> **RECORDED DATA**
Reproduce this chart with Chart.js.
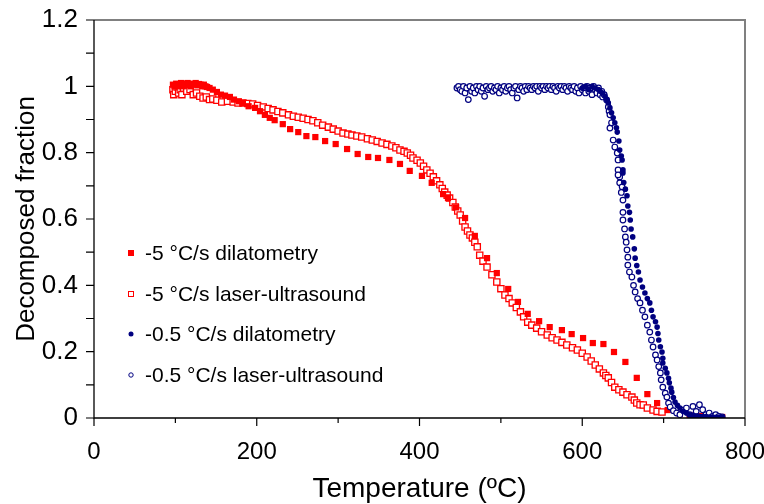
<!DOCTYPE html>
<html>
<head>
<meta charset="utf-8">
<script src="https://cdn.jsdelivr.net/npm/chart.js@4.4.0/dist/chart.umd.min.js"></script>
<style>
html,body{margin:0;padding:0;background:#fff;}
#wrap{width:764px;height:504px;position:relative;}
</style>
</head>
<body>
<div id="wrap"><canvas id="c" width="764" height="504"></canvas></div>
<script>
// ---------- data ----------
const seriesNames = ['-5 °C/s dilatometry', '-5 °C/s laser-ultrasound', '-0.5 °C/s dilatometry', '-0.5 °C/s laser-ultrasound'];

const fastDilT = [97,99,101,103,105,107,109,111,113,115,117,119,121,123,125,127,129,131,133,135,137,139,142,146,151,156,161,167,172,178,183,190,198,204,210,216,222,232,241,251,261,272,284,297,311,324,337,349,363,376,388,403,415,429,435,445,456,468,483,495,509,521,533,547,560,575,587,601,613,626,639,653,667,680,692,705,720,732,745,758,772];
const fastDilF = [1.005,1.0,1.008,1.0,1.005,1.01,1.0,1.008,1.003,1.01,1.005,1.0,1.008,1.005,1.01,1.003,1.007,1.005,1.0,1.005,1.0,0.998,0.995,0.99,0.983,0.975,0.972,0.968,0.96,0.955,0.95,0.94,0.935,0.925,0.914,0.905,0.898,0.886,0.871,0.862,0.850,0.847,0.835,0.826,0.811,0.796,0.787,0.784,0.778,0.766,0.745,0.730,0.709,0.675,0.663,0.635,0.603,0.549,0.482,0.437,0.389,0.350,0.314,0.292,0.274,0.265,0.253,0.241,0.226,0.223,0.199,0.169,0.121,0.072,0.045,0.024,0.012,0.008,0.006,0.004,0.003];

const fastLusT = [97,98,100,102,104,106,108,110,114,118,122,126,130,134,138,142,146,151,157,164,171,177,183,189,195,201,208,214,220,226,232,239,245,251,257,263,269,275,281,288,294,300,306,312,317,323,329,336,342,348,354,360,366,371,376,381,385,389,392,397,401,405,409,413,417,421,425,428,431,434,437,441,444,447,450,453,456,459,462,465,468,471,474,478,483,489,495,500,505,510,514,519,524,528,533,538,544,550,557,563,569,575,581,588,594,600,606,611,616,621,626,629,632,636,640,645,650,655,661,664,667,671,675,680,687,692,698];
const fastLusF = [0.99,0.975,0.985,0.998,0.98,0.99,0.975,0.995,0.985,0.99,0.975,0.98,0.97,0.965,0.968,0.96,0.962,0.958,0.953,0.955,0.953,0.95,0.95,0.948,0.947,0.942,0.938,0.933,0.929,0.924,0.92,0.914,0.91,0.907,0.904,0.9,0.896,0.89,0.883,0.877,0.871,0.865,0.859,0.856,0.853,0.85,0.847,0.842,0.838,0.834,0.829,0.825,0.820,0.815,0.808,0.804,0.799,0.792,0.784,0.777,0.769,0.759,0.748,0.738,0.727,0.715,0.703,0.692,0.681,0.672,0.663,0.65,0.636,0.624,0.612,0.594,0.576,0.564,0.552,0.543,0.53,0.516,0.491,0.473,0.455,0.432,0.41,0.39,0.371,0.36,0.347,0.333,0.32,0.305,0.289,0.28,0.271,0.26,0.25,0.242,0.235,0.228,0.22,0.212,0.205,0.195,0.184,0.172,0.16,0.148,0.136,0.128,0.121,0.107,0.093,0.085,0.078,0.07,0.063,0.054,0.045,0.04,0.039,0.03,0.024,0.02,0.018];

const slowDilT = [600,604,608,612,616,620,622,625,628,630,632,634,636,638,640,642,643,645,646,648,649,650,650,651,653,655,656,658,659,660,662,664,665,667,669,671,674,677,680,683,685,687,690,692,693,694,696,698,699,699,702,704,706,707,709,710,712,714,717,720,724,728,732,736,740,744,748,752,756,760,764,768,772];
const slowDilF = [0.995,1.0,0.99,1.0,0.995,0.99,0.985,0.98,0.97,0.96,0.95,0.935,0.92,0.905,0.89,0.875,0.862,0.835,0.808,0.79,0.778,0.748,0.739,0.71,0.69,0.67,0.639,0.62,0.597,0.57,0.546,0.51,0.482,0.46,0.44,0.416,0.395,0.377,0.36,0.347,0.325,0.305,0.29,0.274,0.255,0.235,0.215,0.199,0.18,0.166,0.15,0.136,0.12,0.106,0.09,0.078,0.062,0.048,0.038,0.03,0.02,0.015,0.01,0.008,0.006,0.005,0.004,0.004,0.003,0.003,0.002,0.002,0.002];

const slowLusT = [446,448,450,452,454,456,458,460,462,464,466,468,470,472,474,476,478,480,482,484,486,488,490,492,494,496,498,500,502,504,506,508,510,512,514,516,518,520,522,524,526,528,530,532,534,536,538,540,542,544,546,548,550,552,554,556,558,560,562,564,566,568,570,572,574,576,578,580,582,584,586,588,590,592,594,596,598,600,602,604,606,608,610,612,614,616,618,620,622,624,625,627,630,632,633,634,634,636,638,640,643,644,644,646,646,644,649,650,648,650,650,652,653,655,654,656,656,658,661,663,665,668,671,674,677,680,683,685,687,690,692,694,696,697,699,702,704,706,708,712,716,720,724,728,732,736,740,744,748,752,756,760,764,768,772];
const slowLusF = [0.995,1.0,0.99,0.985,1.0,0.98,0.995,0.96,1.0,0.985,0.995,0.98,1.0,0.99,1.0,0.985,0.995,0.97,1.0,0.99,0.995,1.0,0.985,0.995,0.99,1.0,0.98,0.995,0.99,1.0,0.985,0.995,1.0,0.99,0.98,0.995,1.0,0.965,0.99,1.0,0.995,0.985,1.0,0.99,1.0,0.995,0.99,1.0,0.995,1.0,0.985,1.0,0.995,1.0,0.99,1.0,0.995,1.0,0.99,1.0,0.995,0.985,1.0,0.995,1.0,0.99,1.0,0.995,0.985,1.0,0.995,0.99,1.0,0.985,0.995,0.98,1.0,0.99,0.995,0.98,1.0,0.985,0.995,0.975,1.0,0.99,0.98,0.995,0.975,0.985,0.968,0.975,0.959,0.938,0.925,0.914,0.874,0.89,0.838,0.817,0.799,0.778,0.748,0.727,0.709,0.733,0.697,0.657,0.68,0.62,0.597,0.57,0.546,0.507,0.53,0.461,0.485,0.44,0.425,0.40,0.38,0.36,0.347,0.325,0.305,0.28,0.259,0.235,0.214,0.19,0.175,0.155,0.136,0.115,0.093,0.075,0.063,0.045,0.033,0.022,0.015,0.01,0.024,0.03,0.01,0.035,0.02,0.04,0.025,0.01,0.015,0.005,0.01,0.005,0.003];

const xTicks = [0,200,400,600,800];
const xTickLabels = ['0','200','400','600','800'];
const xMinorTicks = [100,300,500,700];
const yTicks = [0,0.2,0.4,0.6,0.8,1.0,1.2];
const yTickLabels = ['0','0.2','0.4','0.6','0.8','1','1.2'];
const yMinorTicks = [0.1,0.3,0.5,0.7,0.9,1.1];

// ---------- chart ----------
const RED = '#FF0000', NAVY = '#000080';
const FONT = "'Liberation Sans', Arial, sans-serif";
const pts = (t, f) => t.map((v, i) => ({x: v, y: f[i]}));

const styles = [
  {pointStyle:'rect', radius:4.4, bg:RED, border:RED, bw:0},
  {pointStyle:'rect', radius:4.4, bg:'#FFFFFF', border:RED, bw:1.3},
  {pointStyle:'circle', radius:2.8, bg:NAVY, border:NAVY, bw:0},
  {pointStyle:'circle', radius:2.8, bg:'#FFFFFF', border:NAVY, bw:1.2}
];
const dataArr = [pts(fastDilT, fastDilF), pts(fastLusT, fastLusF), pts(slowDilT, slowDilF), pts(slowLusT, slowLusF)];

const datasets = dataArr.map((d, i) => ({
  label: seriesNames[i],
  data: d,
  showLine: false,
  pointStyle: styles[i].pointStyle,
  pointRadius: styles[i].radius,
  pointHoverRadius: styles[i].radius,
  backgroundColor: styles[i].bg,
  borderColor: styles[i].border,
  pointBorderWidth: styles[i].bw,
  order: [3,4,1,2][i]
}));

const decor = {
  id: 'decor',
  afterDraw(chart) {
    const {ctx, chartArea: a, scales: {x, y}} = chart;
    ctx.save();
    // grey top/right frame
    ctx.strokeStyle = '#808080';
    ctx.lineWidth = 2;
    ctx.beginPath();
    ctx.moveTo(a.left, a.top);
    ctx.lineTo(a.right, a.top);
    ctx.lineTo(a.right, a.bottom);
    ctx.stroke();
    // axes
    ctx.strokeStyle = '#000';
    ctx.lineWidth = 1.3;
    ctx.beginPath();
    ctx.moveTo(a.left, a.top);
    ctx.lineTo(a.left, a.bottom);
    ctx.lineTo(a.right, a.bottom);
    ctx.stroke();
    // ticks
    ctx.lineWidth = 1.2;
    ctx.beginPath();
    xTicks.forEach(v => { const p = x.getPixelForValue(v); ctx.moveTo(p, a.bottom); ctx.lineTo(p, a.bottom + 8); });
    xMinorTicks.forEach(v => { const p = x.getPixelForValue(v); ctx.moveTo(p, a.bottom); ctx.lineTo(p, a.bottom + 5); });
    yTicks.concat(yMinorTicks).forEach(v => { const p = y.getPixelForValue(v); ctx.moveTo(a.left, p); ctx.lineTo(a.left - 8, p); });
    ctx.stroke();
    // legend
    const rows = [253, 294, 334, 375];
    const mx = 131, tx = 145;
    ctx.font = "21px " + FONT;
    ctx.textBaseline = 'middle';
    ctx.textAlign = 'left';
    rows.forEach((ry, i) => {
      ctx.lineWidth = 1;
      if (i === 0) { ctx.fillStyle = RED; ctx.fillRect(mx - 3, ry - 3, 6, 6); }
      if (i === 1) { ctx.strokeStyle = RED; ctx.fillStyle = '#fff'; ctx.fillRect(mx - 3, ry - 3, 6, 6); ctx.strokeRect(mx - 2.5, ry - 2.5, 5, 5); }
      if (i === 2) { ctx.fillStyle = NAVY; ctx.beginPath(); ctx.arc(mx, ry, 2.5, 0, Math.PI * 2); ctx.fill(); }
      if (i === 3) { ctx.strokeStyle = NAVY; ctx.beginPath(); ctx.arc(mx, ry, 2.2, 0, Math.PI * 2); ctx.stroke(); }
      ctx.fillStyle = '#000';
      ctx.fillText(seriesNames[i], tx, ry + 1);
    });
    ctx.restore();
  }
};

new Chart(document.getElementById('c'), {
  type: 'scatter',
  data: {datasets},
  plugins: [decor],
  options: {
    responsive: false,
    animation: false,
    devicePixelRatio: 1,
    layout: {padding: {top: 20, right: 19, left: 0, bottom: 0}},
    plugins: {legend: {display: false}, tooltip: {enabled: false}},
    scales: {
      x: {
        type: 'linear', min: 0, max: 800,
        afterBuildTicks: s => { s.ticks = xTicks.map(v => ({value: v})); },
        afterFit: s => { s.height = 86; s.paddingLeft = 0; s.paddingRight = 0; },
        grid: {display: false, drawTicks: false},
        border: {display: false},
        ticks: {
          padding: 20, color: '#000', maxRotation: 0, autoSkip: false,
          font: {family: FONT, size: 24},
          callback: (v, i) => xTickLabels[i]
        },
        title: {display: true, text: 'Temperature (ºC)', color: '#000', font: {family: FONT, size: 28, lineHeight: 1}, padding: {top: 0, bottom: 1}}
      },
      y: {
        type: 'linear', min: 0, max: 1.2,
        afterBuildTicks: s => { s.ticks = yTicks.map(v => ({value: v})); },
        afterFit: s => { s.width = 94; s.paddingTop = 0; s.paddingBottom = 0; },
        grid: {display: false, drawTicks: false},
        border: {display: false},
        ticks: {
          padding: 16, color: '#000', autoSkip: false,
          font: {family: FONT, size: 26},
          callback: (v, i) => yTickLabels[i]
        },
        title: {display: true, text: 'Decomposed fraction', color: '#000', font: {family: FONT, size: 26, lineHeight: 1}, padding: {top: 14, bottom: 0}}
      }
    }
  }
});
</script>
</body>
</html>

> **WORK TO DO**
Transcribe exactly, with no pictures, the lines running from the first line of the material through the line holding "const seriesNames = ['-5".

> **THE COMPLETED TASK**
Reproduce this chart with Chart.js.
<!DOCTYPE html>
<html>
<head>
<meta charset="utf-8">
<script src="https://cdn.jsdelivr.net/npm/chart.js@4.4.0/dist/chart.umd.min.js"></script>
<style>
html,body{margin:0;padding:0;background:#fff;}
#wrap{width:764px;height:504px;position:relative;}
</style>
</head>
<body>
<div id="wrap"><canvas id="c" width="764" height="504"></canvas></div>
<script>
// ---------- data ----------
const seriesNames = ['-5 °C/s dilatometry', '-5 °C/s laser-ultrasound', '-0.5 °C/s dilatometry', '-0.5 °C/s laser-ultrasound'];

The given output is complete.